• **Task brief**:
From the entries below, print exactly the span beginning with the line holding "Convert this chart to matplotlib code." and ending with the line holding "0.0021, 0.0000, -0.0005]", endpoints included, and skip any pictures.

• **Working data**:

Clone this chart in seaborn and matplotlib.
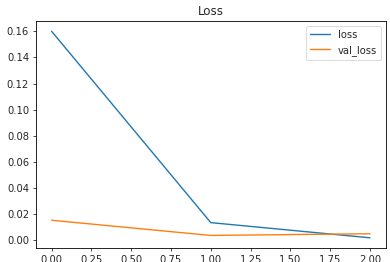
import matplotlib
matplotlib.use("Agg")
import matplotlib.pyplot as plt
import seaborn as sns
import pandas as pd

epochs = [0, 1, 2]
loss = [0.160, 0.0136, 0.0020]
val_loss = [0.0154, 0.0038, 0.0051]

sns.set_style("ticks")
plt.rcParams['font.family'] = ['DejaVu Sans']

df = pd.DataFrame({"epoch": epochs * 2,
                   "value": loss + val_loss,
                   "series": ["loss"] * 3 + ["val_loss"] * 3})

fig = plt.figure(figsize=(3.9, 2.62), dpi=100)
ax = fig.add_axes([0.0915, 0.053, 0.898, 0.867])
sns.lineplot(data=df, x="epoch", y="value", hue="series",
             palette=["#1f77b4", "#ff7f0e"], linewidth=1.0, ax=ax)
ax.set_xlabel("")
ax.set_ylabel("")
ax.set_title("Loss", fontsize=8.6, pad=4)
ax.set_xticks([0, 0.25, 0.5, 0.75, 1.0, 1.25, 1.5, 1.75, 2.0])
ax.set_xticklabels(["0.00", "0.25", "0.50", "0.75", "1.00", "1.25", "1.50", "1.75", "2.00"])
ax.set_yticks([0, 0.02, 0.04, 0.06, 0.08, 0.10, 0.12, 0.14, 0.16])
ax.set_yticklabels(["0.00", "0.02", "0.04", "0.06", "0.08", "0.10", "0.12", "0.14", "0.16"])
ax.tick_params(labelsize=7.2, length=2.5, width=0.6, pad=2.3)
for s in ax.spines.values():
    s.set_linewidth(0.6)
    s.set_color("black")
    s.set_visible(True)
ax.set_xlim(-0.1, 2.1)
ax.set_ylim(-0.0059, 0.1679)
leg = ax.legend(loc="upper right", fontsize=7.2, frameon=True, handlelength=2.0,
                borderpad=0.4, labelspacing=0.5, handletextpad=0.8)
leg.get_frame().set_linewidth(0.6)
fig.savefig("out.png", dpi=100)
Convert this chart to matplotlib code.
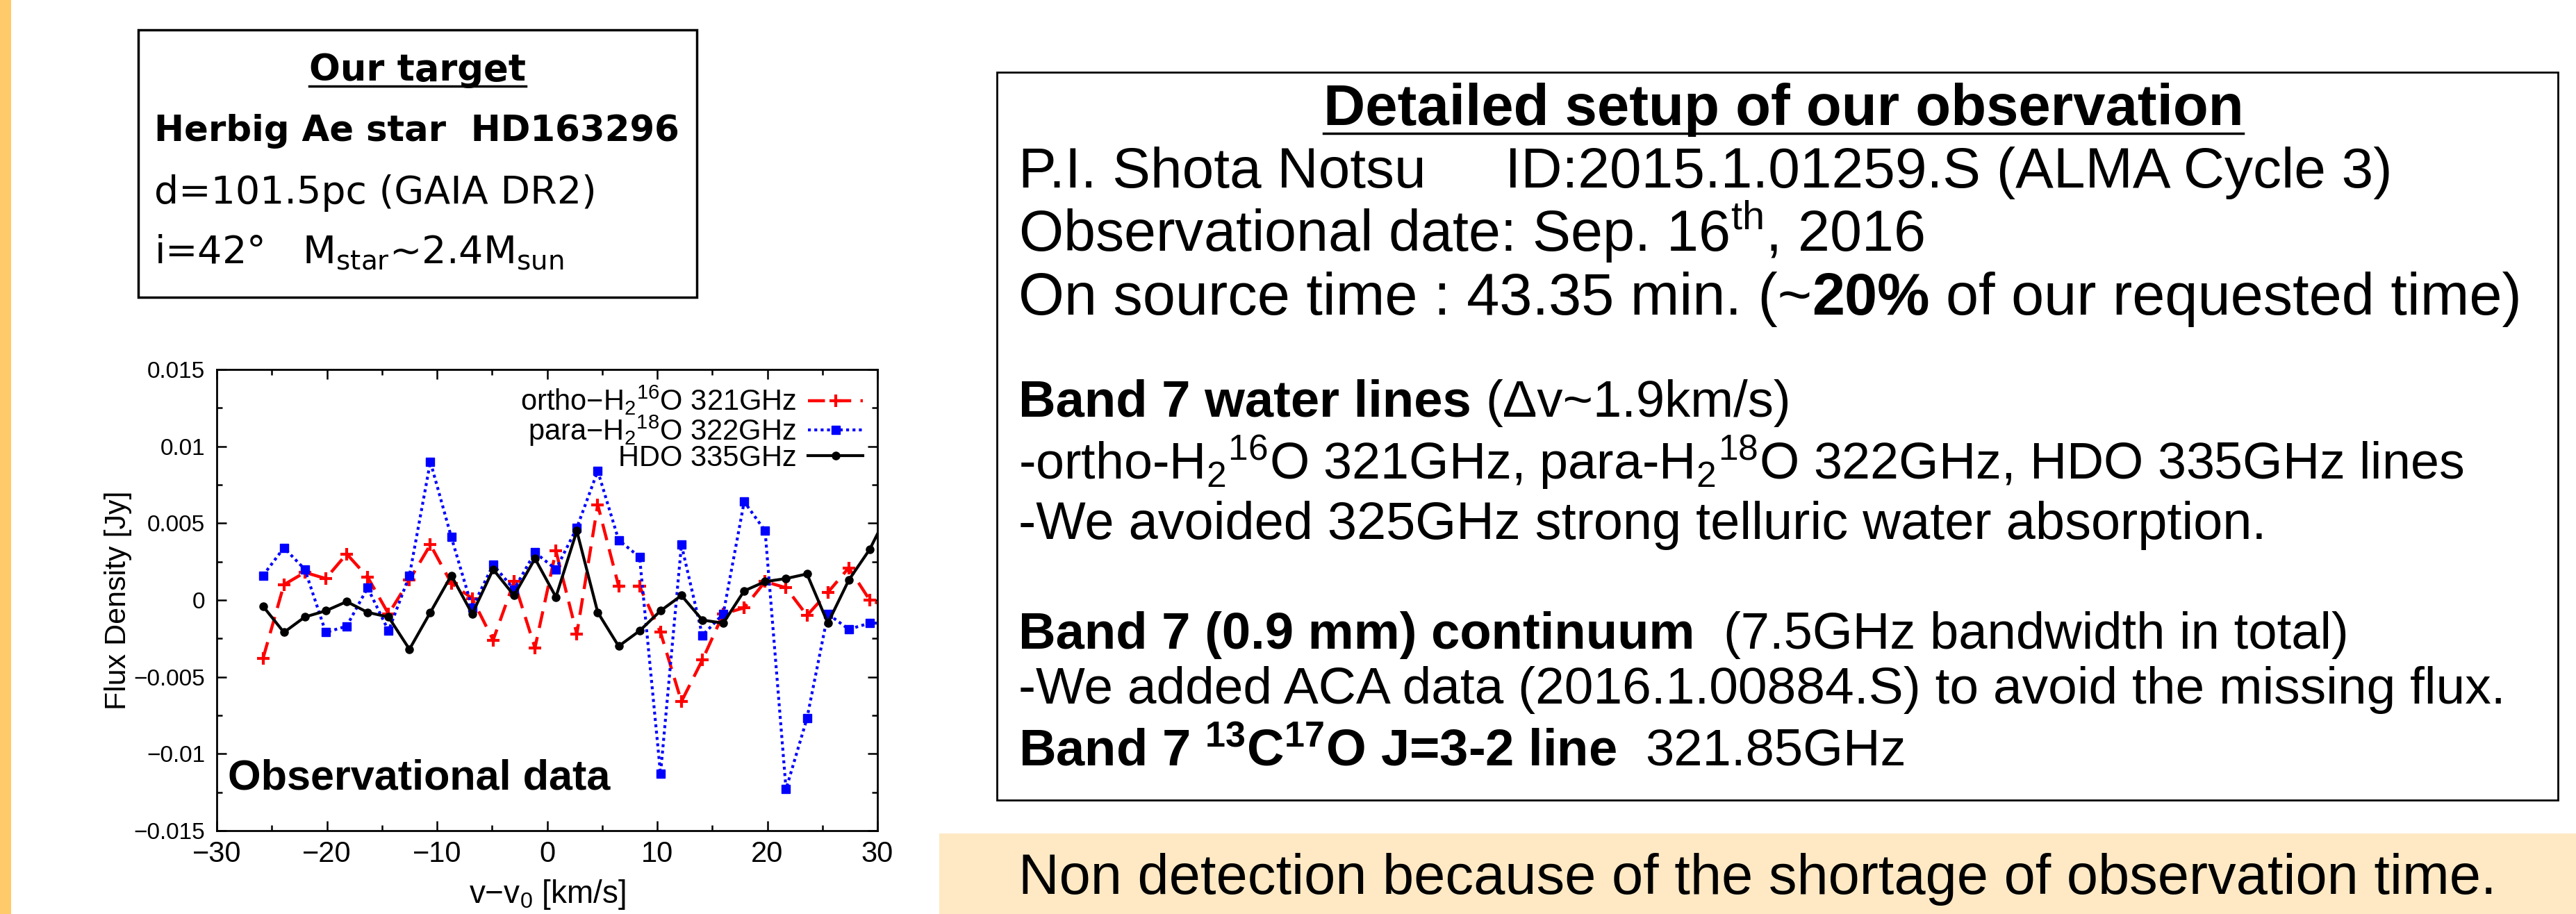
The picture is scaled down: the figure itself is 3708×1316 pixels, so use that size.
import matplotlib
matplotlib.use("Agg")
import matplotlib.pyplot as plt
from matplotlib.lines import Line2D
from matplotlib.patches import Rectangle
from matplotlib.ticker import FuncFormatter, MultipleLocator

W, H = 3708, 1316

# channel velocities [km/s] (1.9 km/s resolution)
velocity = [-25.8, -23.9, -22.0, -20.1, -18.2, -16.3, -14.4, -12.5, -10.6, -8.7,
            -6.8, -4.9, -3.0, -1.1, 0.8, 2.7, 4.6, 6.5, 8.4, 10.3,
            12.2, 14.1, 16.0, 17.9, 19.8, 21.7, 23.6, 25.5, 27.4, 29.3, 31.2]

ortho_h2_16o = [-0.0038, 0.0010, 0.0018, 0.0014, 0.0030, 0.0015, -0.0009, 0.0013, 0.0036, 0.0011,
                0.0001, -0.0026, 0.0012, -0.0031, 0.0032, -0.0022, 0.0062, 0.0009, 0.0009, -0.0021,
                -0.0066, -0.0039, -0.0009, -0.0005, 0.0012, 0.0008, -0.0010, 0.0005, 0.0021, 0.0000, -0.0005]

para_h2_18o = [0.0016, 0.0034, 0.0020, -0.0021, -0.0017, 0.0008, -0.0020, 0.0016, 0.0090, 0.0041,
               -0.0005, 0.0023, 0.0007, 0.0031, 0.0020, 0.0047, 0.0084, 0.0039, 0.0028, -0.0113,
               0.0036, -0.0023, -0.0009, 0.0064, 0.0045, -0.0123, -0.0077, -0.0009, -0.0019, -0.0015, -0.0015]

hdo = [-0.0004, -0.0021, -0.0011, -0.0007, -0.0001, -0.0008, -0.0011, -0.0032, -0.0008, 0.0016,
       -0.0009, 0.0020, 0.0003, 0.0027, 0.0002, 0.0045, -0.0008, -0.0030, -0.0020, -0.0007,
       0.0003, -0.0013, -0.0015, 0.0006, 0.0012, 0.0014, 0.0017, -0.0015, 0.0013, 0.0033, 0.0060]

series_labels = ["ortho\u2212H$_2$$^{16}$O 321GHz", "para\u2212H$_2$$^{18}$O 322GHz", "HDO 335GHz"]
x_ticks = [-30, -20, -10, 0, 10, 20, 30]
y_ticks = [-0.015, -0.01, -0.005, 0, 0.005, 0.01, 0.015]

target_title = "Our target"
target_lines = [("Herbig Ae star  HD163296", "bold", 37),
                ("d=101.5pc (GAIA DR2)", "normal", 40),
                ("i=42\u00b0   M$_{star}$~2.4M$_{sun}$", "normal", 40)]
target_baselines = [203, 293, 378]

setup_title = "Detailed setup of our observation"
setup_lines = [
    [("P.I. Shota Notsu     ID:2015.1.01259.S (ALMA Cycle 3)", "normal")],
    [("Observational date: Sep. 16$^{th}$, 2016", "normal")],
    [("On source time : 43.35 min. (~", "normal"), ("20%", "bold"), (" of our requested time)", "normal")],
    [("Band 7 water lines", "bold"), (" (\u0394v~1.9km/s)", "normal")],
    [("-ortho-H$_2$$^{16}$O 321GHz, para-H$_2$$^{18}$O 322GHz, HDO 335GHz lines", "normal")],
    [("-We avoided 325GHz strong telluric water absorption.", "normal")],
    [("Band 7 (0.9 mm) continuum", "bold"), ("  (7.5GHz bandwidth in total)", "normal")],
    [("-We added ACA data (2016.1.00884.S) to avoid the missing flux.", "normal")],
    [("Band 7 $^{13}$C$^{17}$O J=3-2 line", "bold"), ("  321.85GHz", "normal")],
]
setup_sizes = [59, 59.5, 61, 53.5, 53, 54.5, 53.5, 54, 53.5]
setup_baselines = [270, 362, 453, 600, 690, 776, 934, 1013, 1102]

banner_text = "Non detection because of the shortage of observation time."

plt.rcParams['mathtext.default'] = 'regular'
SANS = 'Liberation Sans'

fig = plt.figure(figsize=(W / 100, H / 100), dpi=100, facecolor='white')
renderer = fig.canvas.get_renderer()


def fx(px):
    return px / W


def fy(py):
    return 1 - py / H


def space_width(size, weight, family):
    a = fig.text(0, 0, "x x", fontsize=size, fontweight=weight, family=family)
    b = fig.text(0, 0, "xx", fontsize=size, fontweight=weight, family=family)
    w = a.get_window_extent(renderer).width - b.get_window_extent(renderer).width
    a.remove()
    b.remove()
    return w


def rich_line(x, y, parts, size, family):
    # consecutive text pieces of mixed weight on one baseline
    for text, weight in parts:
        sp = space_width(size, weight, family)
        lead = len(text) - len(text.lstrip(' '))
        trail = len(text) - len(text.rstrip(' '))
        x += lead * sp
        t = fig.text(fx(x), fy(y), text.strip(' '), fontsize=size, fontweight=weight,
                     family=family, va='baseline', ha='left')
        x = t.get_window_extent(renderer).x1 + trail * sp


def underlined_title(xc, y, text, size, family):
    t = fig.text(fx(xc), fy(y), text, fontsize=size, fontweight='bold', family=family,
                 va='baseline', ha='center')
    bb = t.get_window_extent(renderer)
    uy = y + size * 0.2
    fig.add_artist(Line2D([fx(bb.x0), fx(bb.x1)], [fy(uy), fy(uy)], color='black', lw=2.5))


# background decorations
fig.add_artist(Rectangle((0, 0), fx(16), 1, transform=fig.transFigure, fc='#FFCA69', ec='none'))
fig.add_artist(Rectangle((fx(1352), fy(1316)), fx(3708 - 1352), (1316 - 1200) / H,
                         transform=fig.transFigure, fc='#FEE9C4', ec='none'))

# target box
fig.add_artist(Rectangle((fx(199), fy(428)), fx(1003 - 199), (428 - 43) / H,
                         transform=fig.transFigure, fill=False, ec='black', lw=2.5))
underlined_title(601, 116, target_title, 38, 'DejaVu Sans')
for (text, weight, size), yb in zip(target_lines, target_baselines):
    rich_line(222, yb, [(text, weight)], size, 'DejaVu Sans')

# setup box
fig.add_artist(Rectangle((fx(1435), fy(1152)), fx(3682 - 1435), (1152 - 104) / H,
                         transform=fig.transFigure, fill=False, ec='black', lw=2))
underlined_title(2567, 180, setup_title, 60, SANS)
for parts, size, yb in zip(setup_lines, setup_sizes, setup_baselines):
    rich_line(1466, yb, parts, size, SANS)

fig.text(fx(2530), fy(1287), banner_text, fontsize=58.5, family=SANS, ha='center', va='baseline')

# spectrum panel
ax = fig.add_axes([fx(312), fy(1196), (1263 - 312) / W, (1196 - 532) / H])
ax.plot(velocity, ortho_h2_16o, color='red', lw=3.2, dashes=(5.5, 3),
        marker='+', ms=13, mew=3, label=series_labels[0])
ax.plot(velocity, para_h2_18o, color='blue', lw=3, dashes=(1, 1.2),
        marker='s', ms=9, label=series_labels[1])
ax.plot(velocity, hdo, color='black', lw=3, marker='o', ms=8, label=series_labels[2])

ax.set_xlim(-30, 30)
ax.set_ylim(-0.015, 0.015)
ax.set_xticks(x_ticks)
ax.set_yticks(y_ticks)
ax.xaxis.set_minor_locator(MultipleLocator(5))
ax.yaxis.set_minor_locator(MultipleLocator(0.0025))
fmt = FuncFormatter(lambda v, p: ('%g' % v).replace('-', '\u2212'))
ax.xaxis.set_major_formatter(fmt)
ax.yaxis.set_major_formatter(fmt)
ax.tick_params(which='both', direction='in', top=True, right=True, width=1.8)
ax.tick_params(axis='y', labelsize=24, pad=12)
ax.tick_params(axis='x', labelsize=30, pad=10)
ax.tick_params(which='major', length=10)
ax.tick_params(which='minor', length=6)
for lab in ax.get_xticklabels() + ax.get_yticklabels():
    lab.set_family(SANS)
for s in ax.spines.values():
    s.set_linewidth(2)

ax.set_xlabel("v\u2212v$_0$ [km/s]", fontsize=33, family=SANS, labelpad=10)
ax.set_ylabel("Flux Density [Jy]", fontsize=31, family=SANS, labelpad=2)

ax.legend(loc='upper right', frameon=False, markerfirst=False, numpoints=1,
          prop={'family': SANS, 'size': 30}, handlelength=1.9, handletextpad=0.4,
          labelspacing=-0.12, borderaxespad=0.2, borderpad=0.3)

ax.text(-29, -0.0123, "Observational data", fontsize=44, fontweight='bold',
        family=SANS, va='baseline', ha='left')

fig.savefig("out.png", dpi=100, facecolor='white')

• **Output of the exercise**:
Convert this chart to matplotlib code.
The picture is scaled down: the figure itself is 3708×1316 pixels, so use that size.
import matplotlib
matplotlib.use("Agg")
import matplotlib.pyplot as plt
from matplotlib.lines import Line2D
from matplotlib.patches import Rectangle
from matplotlib.ticker import FuncFormatter, MultipleLocator

W, H = 3708, 1316

# channel velocities [km/s] (1.9 km/s resolution)
velocity = [-25.8, -23.9, -22.0, -20.1, -18.2, -16.3, -14.4, -12.5, -10.6, -8.7,
            -6.8, -4.9, -3.0, -1.1, 0.8, 2.7, 4.6, 6.5, 8.4, 10.3,
            12.2, 14.1, 16.0, 17.9, 19.8, 21.7, 23.6, 25.5, 27.4, 29.3, 31.2]

ortho_h2_16o = [-0.0038, 0.0010, 0.0018, 0.0014, 0.0030, 0.0015, -0.0009, 0.0013, 0.0036, 0.0011,
                0.0001, -0.0026, 0.0012, -0.0031, 0.0032, -0.0022, 0.0062, 0.0009, 0.0009, -0.0021,
                -0.0066, -0.0039, -0.0009, -0.0005, 0.0012, 0.0008, -0.0010, 0.0005, 0.0021, 0.0000, -0.0005]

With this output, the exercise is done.